1080i... 720p... 1080p... Ultra HD... QFHD... 3D... Help! What does it all mean? How much better can it get before the typical viewer no longer can discern what is "better" than what? HD Notebook asked longtime engineer, teacher, consultant, writer and all around DTV guru Mark Schubin to step back a moment for us, and add some perspective.

Although we can't stop progress, he says, if we're primarily interested in image quality, it's important to consider characteristics other than mere resolution.

"Consider demands on lenses." Schubin said. "NHK's Super Hi-Vision II (Ultra HD), as might be expected, makes the greatest demand because it needs 240 line pairs per millimeter at maximum resolution.
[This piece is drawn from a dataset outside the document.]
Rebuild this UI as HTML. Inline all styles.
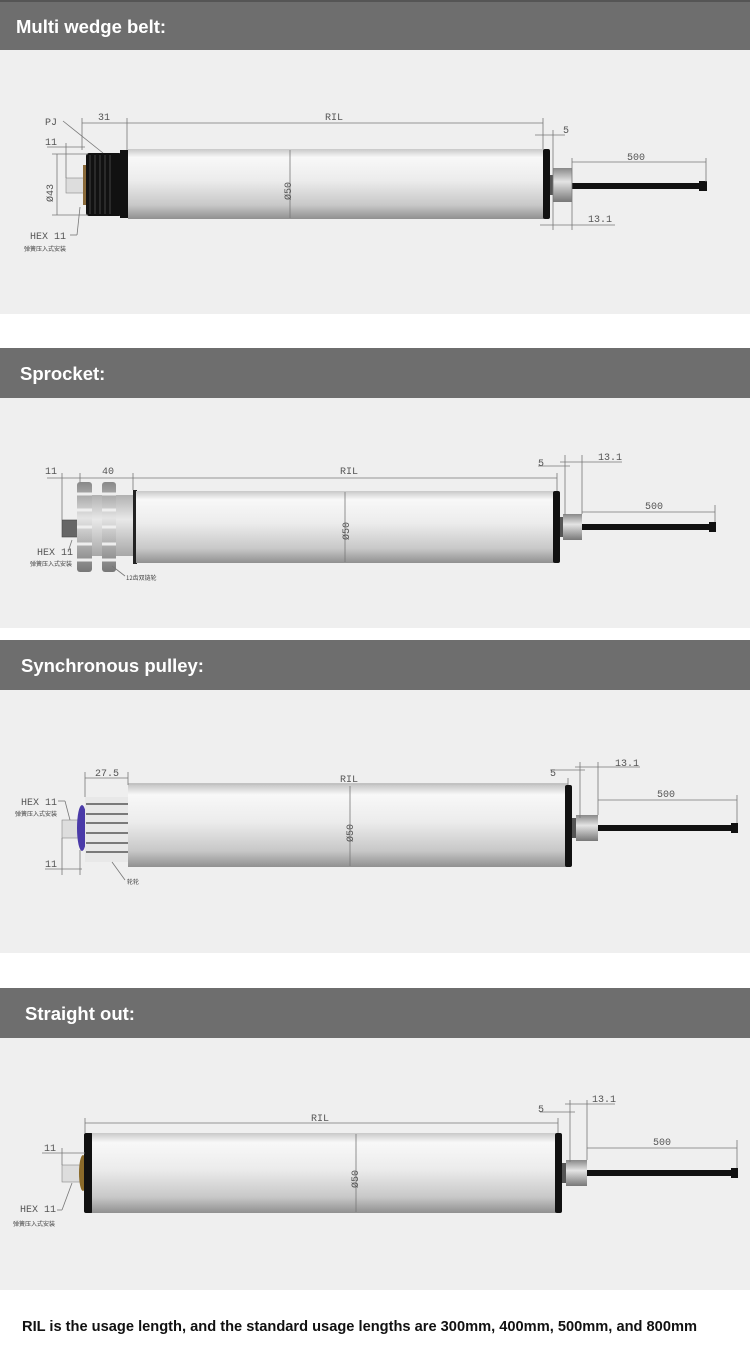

And the Olympus Octavision (what others call QFHD) makes the second greatest demand at 200 lp/mm."

But the third greatest is not any of the extra high-resolution, digital cinematography cameras, Schubin said, "it's the whole range of 1/3-inch 1080-line HDTV cameras (HDV, Panasonic HVX200 in 1080 mode, and the Iconix in 1080 mode)." In fact, he says the lens demands of Super Hi-Vision are only a third greater than those of the 1/3-inch cameras, but the 1/3-inch cameras don't offer lenses as good.

Schubin says the new Red One camera, with more resolution than the Octavision makes fewer demands than an ordinary 2/3-inch HD camera, and the ARRI D20 and the Dalsa Origin make even less still.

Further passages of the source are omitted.